Owen Yang

You are a junior doctor in an NHS hospital. What if there are many things to do and you are rushed to complete all tasks, and all tasks are urgent?

A non-atypical day as a junior doctor in the NHS

Someone’s cannula is out and if you do not cannulate now, the patient would miss her intravenous antibiotics. Big time.

Chance is you have no idea how urgent the antibiotics is, and trying to gather relevant information from the nurse on the phone has never ended well.

On top of this, you realised the cannula was not ‘out out,’ It was out because it had been there for three days and one nurse on a random shift decided to take it out because of an unquantified infection risk. Most of the time, in my experience, they did not do it directly for the infection risk. They did it because there was an audit going on, and to meet the auditing criteria they will have to take the cannula out, as per ‘Trust Guidelines’.
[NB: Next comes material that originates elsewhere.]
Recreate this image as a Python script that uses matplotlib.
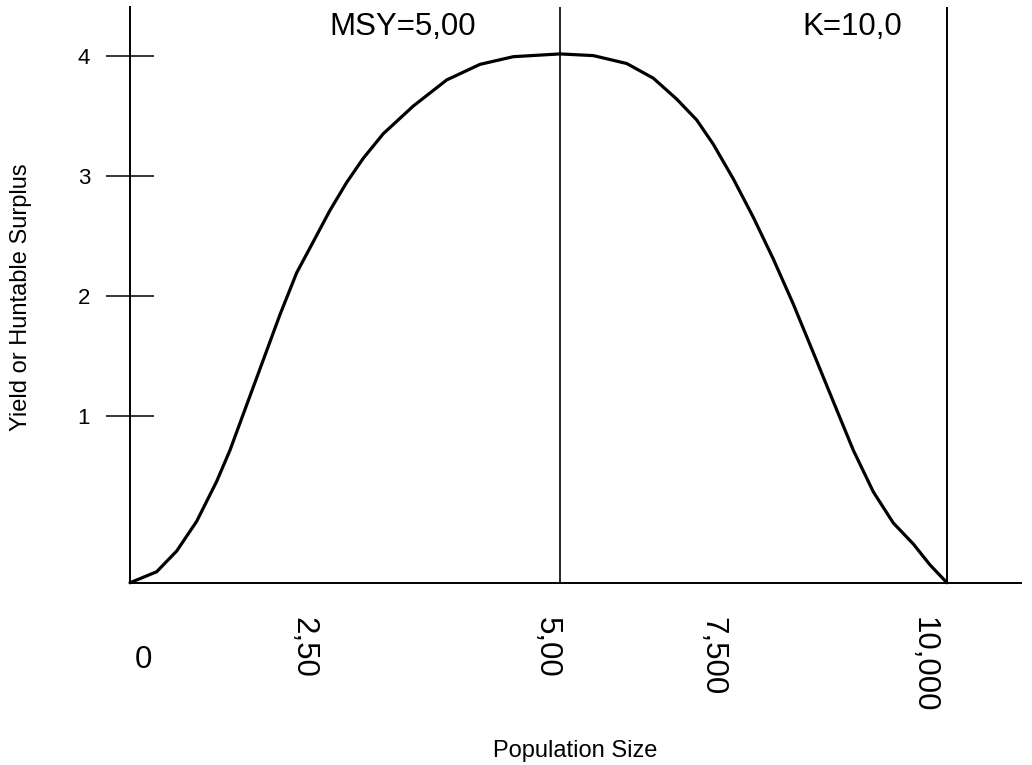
import matplotlib
matplotlib.use("Agg")
import matplotlib.pyplot as plt

plt.rcParams['font.family'] = ['Liberation Sans', 'DejaVu Sans']

# curve (population, yield)
population = [0, 327, 572, 816, 1061, 1224, 1428, 1632, 1836, 2040, 2244,
              2448, 2652, 2856, 3100, 3468, 3876, 4284, 4692, 5263,
              5671, 6080, 6405, 6691, 6936, 7140, 7385, 7629, 7874, 8119,
              8364, 8608, 8853, 9098, 9343, 9588, 9792, 10000]
yield_vals = [-0.39, -0.298, -0.125, 0.122, 0.455, 0.715, 1.092, 1.468, 1.845, 2.193, 2.453,
              2.714, 2.946, 3.148, 3.352, 3.583, 3.80, 3.93, 3.994, 4.017,
              4.003, 3.937, 3.815, 3.641, 3.467, 3.264, 2.975, 2.656, 2.308, 1.932,
              1.527, 1.121, 0.715, 0.368, 0.108, -0.067, -0.241, -0.39]

y_ticks = [1, 2, 3, 4]
x_labels = ['0', '2,50', '5,00', '7,500', '10,000']
msy_x = 5263
k_x = 10000

# layout: where the hand-placed x labels sit (data x)
x_label_pos = [159, 2120, 5104, 7123, 9718]

fig = plt.figure(figsize=(10.32, 7.65), dpi=100)
ax = fig.add_axes([130 / 1032, 1 - 583 / 765, 891 / 1032, 576 / 765])

ax.plot(population, yield_vals, color='black', lw=2.3, clip_on=False,
        solid_joinstyle='round', solid_capstyle='round')
ax.axvline(msy_x, color='black', lw=1.2)
ax.axvline(k_x, color='black', lw=1.4)

ax.set_xlim(0, 10906)
ax.set_ylim(-0.392, 4.408)

for side in ['top', 'right']:
    ax.spines[side].set_visible(False)
for side in ['left', 'bottom']:
    ax.spines[side].set_linewidth(1.4)

ax.set_xticks([])
ax.set_yticks(y_ticks)
ax.set_yticklabels([str(t) for t in y_ticks])
ax.tick_params(axis='y', direction='inout', length=34.6, width=1.1,
               labelsize=16, pad=11.5)

xtr = ax.get_xaxis_transform()
for pos, lab in zip(x_label_pos, x_labels):
    if lab == '0':
        ax.text(pos, -0.134, lab, transform=xtr, ha='center', va='center',
                fontsize=22.5)
    else:
        ax.text(pos, -0.059, lab, transform=xtr, ha='center', va='top',
                rotation=270, fontsize=22.5)

ax.text(3335, 0.951, 'MSY=5,00', transform=xtr, ha='center', va='baseline',
        fontsize=22.5)
ax.text(8837, 0.951, 'K=10,0', transform=xtr, ha='center', va='baseline',
        fontsize=22.5)

fig.text(21 / 1032, 1 - 297 / 765, 'Yield or Huntable Surplus', rotation=90,
         ha='center', va='center', fontsize=17)
fig.text(575 / 1032, 1 - 751 / 765, 'Population Size', ha='center',
         va='center', fontsize=17)

fig.savefig('out.png', dpi=100)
You are thinking about going to the ward and see how urgent this cannula actually is, but you already have a long to-do list: on other wards there are heart failure patients with blood pressure of 70/40. There are cancer patients in pain. Someone asked you to review an X ray for the position of a nasogastric tube, without which the patient cannot be fed, as per Trust Guidelines, of course. Apparently there is a ‘discharge manager’ who bleeped you constantly to ask you to write discharge summaries so that all three patients on her list can be discharged. You have absolutely no knowledge about the three patients, but discharging them is the hospital’s top priority (according to her) so that patients in the A&E (accident and emergency) department can be admitted. All of these things are urgent in their own right, in the name of ‘Patient Safety’. The crash bleep will inevitably start at this point.

Coping

One can try to use own wisdom to prioritise these tasks. Sometimes I try to proactively go to other wards to see whether they need help, and hope they will ‘spread the love’ and eventually the love will be boomeranged back to me when I need help.

But there is a limit what a single junior doctor can do.

Escalation: earlier rather than late

If I feel overwhelmed I would not wait until the last minute. I would escalate at the earliest stage. At night sometimes there is a night manager, who has some sort of power to relocate or re-prioritise may task. In my experience there isn’t a manager like this during the weekend day-time, and this is usually when everything becomes chaotic. I would either try to bleep the registrar and explain the situation. Sometimes I have absolutely no time, and would just bounce back to the nurse on the ward and ask her to bleep the registrar directly, explaining that I am absolutely overwhelmed.

A smart registrar would assess the situation and act on it. Sometimes he or she will ask another doctor on a different ward to come to help. Sometimes all wards are asking for help at the same time, and that smart registrar would escalate to the hospital or to the consultant, who has ‘higher power’ to manage the human resource to prevent collapse of the hospital system.

Sometimes nothing needs to be done. This is because I escalate early in a sense that I am warning things might or might not happen (say 50% chance). It might not happen. But if the world collapses, I have done my part and given the notice. To me this is important, because I am a junior doctor and cannot absolutely be responsible for a retrospectively preventable incident in a situation like this.

I fear if I have not had time to attend to every patient in time, some of them will have severe safety consequences. This fear overpower any worry about being seen useless or annoying, although I am naturally not bothered about it. The registrar and the nurse should know this as well. You should not be surprised how replaceable a junior doctor is in terms of most tasks on the ward. Most of the time it is our job simplest because we are the cheapest (or cost-effective?) person to do it, I think.

Asking for help should be bravery, not weakness

As far as I know, no one has ever accused me of being lazy or useless when I asked for help early. The frustration is still there because I feel many of these tasks could have been avoided if the hospital is better managed, and everyone could have just been smarter. But hey, welcome to the NHS.

Be confident. But at the same time try to help others and keep the boomerang going.

If you are the registrar or a consultant, be prepared. You are the leader who runs the team, not the crisis manager or some sort of on-demand supporter. I feel for you, though.